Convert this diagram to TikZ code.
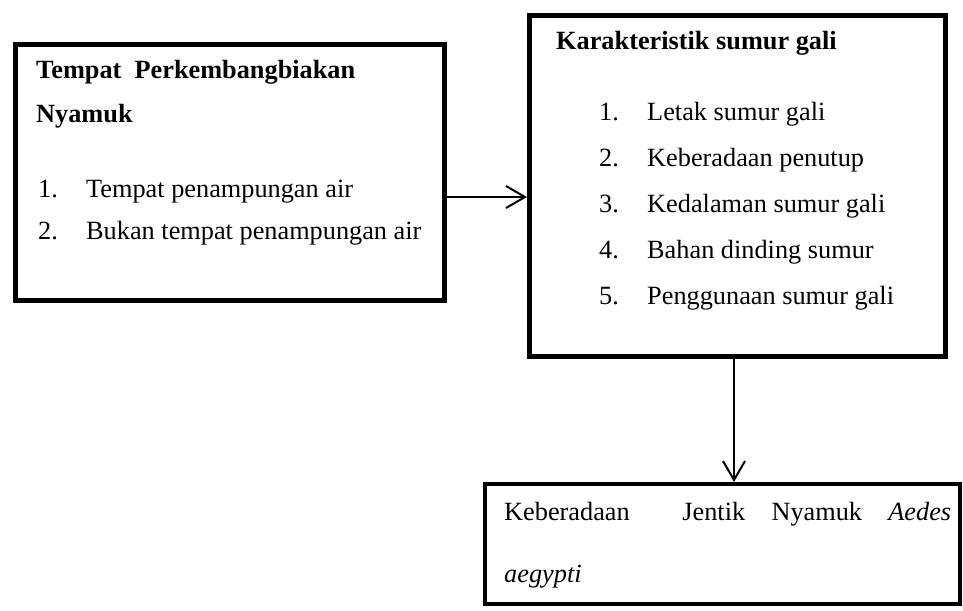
\documentclass[tikz,border=0pt]{standalone}
\usepackage{fontspec}
\setmainfont{Liberation Serif}
\usetikzlibrary{arrows.meta}

\tikzset{
  kotak/.style={draw, line width=5pt, anchor=north west, inner sep=0pt},
  teks/.style={anchor=base west, inner sep=0pt, font=\fontsize{26.3}{30}\selectfont},
  panah/.style={-{Straight Barb[length=19pt, width=22pt]}, line width=2pt},
}
\newcommand{\butir}[2]{\makebox[48pt][l]{#1}#2}

\begin{document}
\begin{tikzpicture}[x=1pt, y=-1pt]
  \useasboundingbox (0,0) rectangle (963,610);

  % Kotak-kotak
  \node[kotak, minimum width=429pt, minimum height=256pt] (tempat) at (13,42) {};
  \node[kotak, minimum width=416pt, minimum height=341pt] (karakter) at (527,13) {};
  \node[kotak, line width=4pt, minimum width=475pt, minimum height=120pt] (jentik) at (483,482) {};

  % Isi kotak tempat perkembangbiakan
  \node[teks] (judul1a) at (36,78) {\textbf{Tempat\ \ Perkembangbiakan}};
  \node[teks] (judul1b) at (36,122) {\textbf{Nyamuk}};
  \node[teks] (tp1) at (38,197) {\butir{1.}{Tempat penampungan air}};
  \node[teks] (tp2) at (38,239) {\butir{2.}{Bukan tempat penampungan air}};

  % Isi kotak karakteristik
  \node[teks] (judul2) at (556,50) {\textbf{Karakteristik sumur gali}};
  \node[teks] (ks1) at (599,120) {\butir{1.}{Letak sumur gali}};
  \node[teks] (ks2) at (599,166) {\butir{2.}{Keberadaan penutup}};
  \node[teks] (ks3) at (599,212) {\butir{3.}{Kedalaman sumur gali}};
  \node[teks] (ks4) at (599,258) {\butir{4.}{Bahan dinding sumur}};
  \node[teks] (ks5) at (599,304) {\butir{5.}{Penggunaan sumur gali}};

  % Isi kotak keberadaan jentik
  \node[teks] (baris1) at (504,520) {\hbox to 447pt{Keberadaan\hfill\hfill Jentik\hfill Nyamuk\hfill \textit{Aedes}}};
  \node[teks] (baris2) at (504,582) {\textit{aegypti}};

  % Panah
  \coordinate (tinggi) at (0,197);
  \coordinate (turun) at (734,0);
  \draw[panah] (tempat.east |- tinggi) -- (karakter.west |- tinggi);
  \draw[panah] (karakter.south -| turun) -- (jentik.north -| turun);
\end{tikzpicture}
\end{document}
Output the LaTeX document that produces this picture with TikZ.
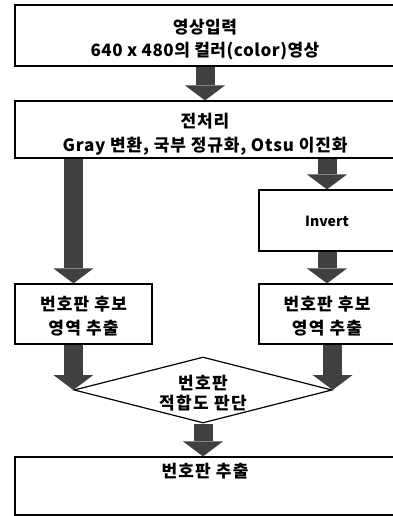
\documentclass[tikz,border=0pt]{standalone}
\usepackage{fontspec}
\setmainfont{Noto Sans CJK KR}
\usetikzlibrary{arrows.meta,shapes.geometric}
\definecolor{arrowgray}{gray}{0.25}
\tikzset{
  stepbox/.style={draw,line width=1.2pt,inner sep=0pt,align=center,
    font=\bfseries\fontsize{17}{23}\selectfont\addfontfeatures{LetterSpace=3}},
  wideletters/.style={font=\bfseries\fontsize{17}{24}\selectfont\addfontfeatures{LetterSpace=7}},
  judgebox/.style={stepbox,shape=diamond,aspect=3.9,font=\bfseries\fontsize{17}{20}\selectfont\addfontfeatures{LetterSpace=8}},
  blockarrow/.style={draw=arrowgray,line width=19pt,
    -{Triangle[width=40pt,length=15pt,line width=0pt]}},
}
\begin{document}
\begin{tikzpicture}[x=1pt,y=-1pt]
\useasboundingbox (0,0) rectangle (393,516);

%Shape: Rectangle [input]
\node[stepbox,minimum width=380pt,minimum height=61pt,text height=43pt,text depth=0pt] (input) at (205,35.5)
  {영상입력\\640 x 480의 컬러(color)영상};
%Shape: Rectangle [preprocess]
\node[stepbox,minimum width=380pt,minimum height=57pt,text height=43pt,text depth=0pt,
  font=\bfseries\fontsize{17}{24}\selectfont\addfontfeatures{LetterSpace=5}] (pre) at (205,129.5)
  {전처리\\Gray 변환, 국부 정규화, Otsu 이진화};
%Shape: Rectangle [invert]
\node[stepbox,minimum width=136pt,minimum height=61pt,text height=12pt,text depth=1pt,
  font=\bfseries\fontsize{14}{16}\selectfont] (inv) at (327,220.5)
  {Invert};
%Shape: Rectangle [candidates]
\node[stepbox,wideletters,minimum width=137pt,minimum height=60pt,text height=40pt,text depth=0pt] (lcand) at (83.5,314)
  {번호판 후보\\영역 추출};
\node[stepbox,wideletters,minimum width=136pt,minimum height=60pt,text height=40pt,text depth=0pt] (rcand) at (327,314)
  {번호판 후보\\영역 추출};
%Shape: Diamond [judge]
\node[judgebox,minimum width=258pt,minimum height=66pt,text height=38pt,text depth=0pt] (judge) at (203,390)
  {번호판\\적합도 판단};
%Shape: Rectangle [output]
\node[stepbox,wideletters,minimum width=380pt,minimum height=58pt,text height=20pt,text depth=38pt] (out) at (205,486)
  {번호판 추출};

%Block Arrows
\draw[blockarrow] (input.south) -- (pre.north);
\draw[blockarrow] (pre.south -| judge.west) -- (lcand.north -| judge.west);
\draw[blockarrow] (pre.south -| inv.north) -- (inv.north);
\draw[blockarrow] (inv.south) -- (rcand.north);
\draw[blockarrow] (lcand.south -| judge.west) -- (judge.west);
\draw[blockarrow] (rcand.south -| judge.east) -- (judge.east);
\draw[blockarrow] (judge.south) -- (out.north -| judge.south);

\end{tikzpicture}
\end{document}
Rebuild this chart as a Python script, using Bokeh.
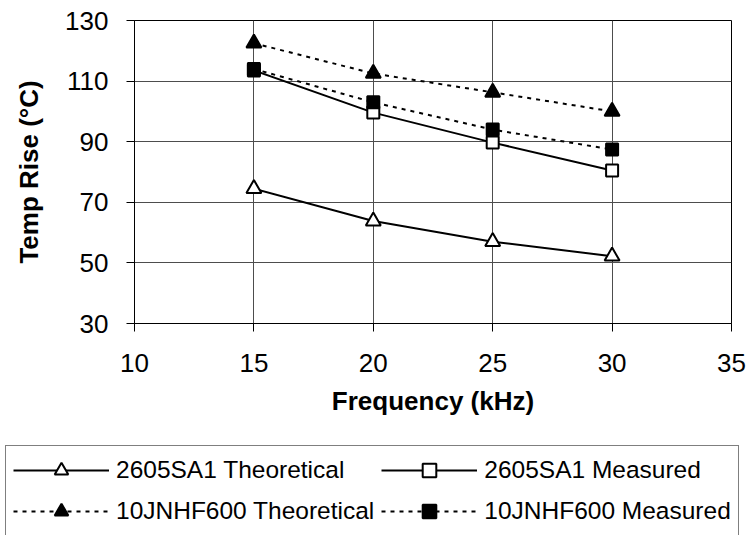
• • • •
• Problem statement: All of the data above should be quoted exactly, except for the pictures.

• The answer:
Convert this diagram to TikZ code.
\documentclass[tikz,border=0pt]{standalone}
\usepackage{fontspec}
\setmainfont{Liberation Serif}
\usetikzlibrary{arrows.meta}

\tikzset{
  kotak/.style={draw, line width=5pt, anchor=north west, inner sep=0pt},
  teks/.style={anchor=base west, inner sep=0pt, font=\fontsize{26.3}{30}\selectfont},
  panah/.style={-{Straight Barb[length=19pt, width=22pt]}, line width=2pt},
}
\newcommand{\butir}[2]{\makebox[48pt][l]{#1}#2}

\begin{document}
\begin{tikzpicture}[x=1pt, y=-1pt]
  \useasboundingbox (0,0) rectangle (963,610);

  % Kotak-kotak
  \node[kotak, minimum width=429pt, minimum height=256pt] (tempat) at (13,42) {};
  \node[kotak, minimum width=416pt, minimum height=341pt] (karakter) at (527,13) {};
  \node[kotak, line width=4pt, minimum width=475pt, minimum height=120pt] (jentik) at (483,482) {};

  % Isi kotak tempat perkembangbiakan
  \node[teks] (judul1a) at (36,78) {\textbf{Tempat\ \ Perkembangbiakan}};
  \node[teks] (judul1b) at (36,122) {\textbf{Nyamuk}};
  \node[teks] (tp1) at (38,197) {\butir{1.}{Tempat penampungan air}};
  \node[teks] (tp2) at (38,239) {\butir{2.}{Bukan tempat penampungan air}};

  % Isi kotak karakteristik
  \node[teks] (judul2) at (556,50) {\textbf{Karakteristik sumur gali}};
  \node[teks] (ks1) at (599,120) {\butir{1.}{Letak sumur gali}};
  \node[teks] (ks2) at (599,166) {\butir{2.}{Keberadaan penutup}};
  \node[teks] (ks3) at (599,212) {\butir{3.}{Kedalaman sumur gali}};
  \node[teks] (ks4) at (599,258) {\butir{4.}{Bahan dinding sumur}};
  \node[teks] (ks5) at (599,304) {\butir{5.}{Penggunaan sumur gali}};

  % Isi kotak keberadaan jentik
  \node[teks] (baris1) at (504,520) {\hbox to 447pt{Keberadaan\hfill\hfill Jentik\hfill Nyamuk\hfill \textit{Aedes}}};
  \node[teks] (baris2) at (504,582) {\textit{aegypti}};

  % Panah
  \coordinate (tinggi) at (0,197);
  \coordinate (turun) at (734,0);
  \draw[panah] (tempat.east |- tinggi) -- (karakter.west |- tinggi);
  \draw[panah] (karakter.south -| turun) -- (jentik.north -| turun);
\end{tikzpicture}
\end{document}
Output the LaTeX document that produces this picture with TikZ.
\documentclass[tikz,border=0pt]{standalone}
\usepackage{fontspec}
\setmainfont{Noto Sans CJK KR}
\usetikzlibrary{arrows.meta,shapes.geometric}
\definecolor{arrowgray}{gray}{0.25}
\tikzset{
  stepbox/.style={draw,line width=1.2pt,inner sep=0pt,align=center,
    font=\bfseries\fontsize{17}{23}\selectfont\addfontfeatures{LetterSpace=3}},
  wideletters/.style={font=\bfseries\fontsize{17}{24}\selectfont\addfontfeatures{LetterSpace=7}},
  judgebox/.style={stepbox,shape=diamond,aspect=3.9,font=\bfseries\fontsize{17}{20}\selectfont\addfontfeatures{LetterSpace=8}},
  blockarrow/.style={draw=arrowgray,line width=19pt,
    -{Triangle[width=40pt,length=15pt,line width=0pt]}},
}
\begin{document}
\begin{tikzpicture}[x=1pt,y=-1pt]
\useasboundingbox (0,0) rectangle (393,516);

%Shape: Rectangle [input]
\node[stepbox,minimum width=380pt,minimum height=61pt,text height=43pt,text depth=0pt] (input) at (205,35.5)
  {영상입력\\640 x 480의 컬러(color)영상};
%Shape: Rectangle [preprocess]
\node[stepbox,minimum width=380pt,minimum height=57pt,text height=43pt,text depth=0pt,
  font=\bfseries\fontsize{17}{24}\selectfont\addfontfeatures{LetterSpace=5}] (pre) at (205,129.5)
  {전처리\\Gray 변환, 국부 정규화, Otsu 이진화};
%Shape: Rectangle [invert]
\node[stepbox,minimum width=136pt,minimum height=61pt,text height=12pt,text depth=1pt,
  font=\bfseries\fontsize{14}{16}\selectfont] (inv) at (327,220.5)
  {Invert};
%Shape: Rectangle [candidates]
\node[stepbox,wideletters,minimum width=137pt,minimum height=60pt,text height=40pt,text depth=0pt] (lcand) at (83.5,314)
  {번호판 후보\\영역 추출};
\node[stepbox,wideletters,minimum width=136pt,minimum height=60pt,text height=40pt,text depth=0pt] (rcand) at (327,314)
  {번호판 후보\\영역 추출};
%Shape: Diamond [judge]
\node[judgebox,minimum width=258pt,minimum height=66pt,text height=38pt,text depth=0pt] (judge) at (203,390)
  {번호판\\적합도 판단};
%Shape: Rectangle [output]
\node[stepbox,wideletters,minimum width=380pt,minimum height=58pt,text height=20pt,text depth=38pt] (out) at (205,486)
  {번호판 추출};

%Block Arrows
\draw[blockarrow] (input.south) -- (pre.north);
\draw[blockarrow] (pre.south -| judge.west) -- (lcand.north -| judge.west);
\draw[blockarrow] (pre.south -| inv.north) -- (inv.north);
\draw[blockarrow] (inv.south) -- (rcand.north);
\draw[blockarrow] (lcand.south -| judge.west) -- (judge.west);
\draw[blockarrow] (rcand.south -| judge.east) -- (judge.east);
\draw[blockarrow] (judge.south) -- (out.north -| judge.south);

\end{tikzpicture}
\end{document}
Rebuild this chart as a Python script, using Bokeh.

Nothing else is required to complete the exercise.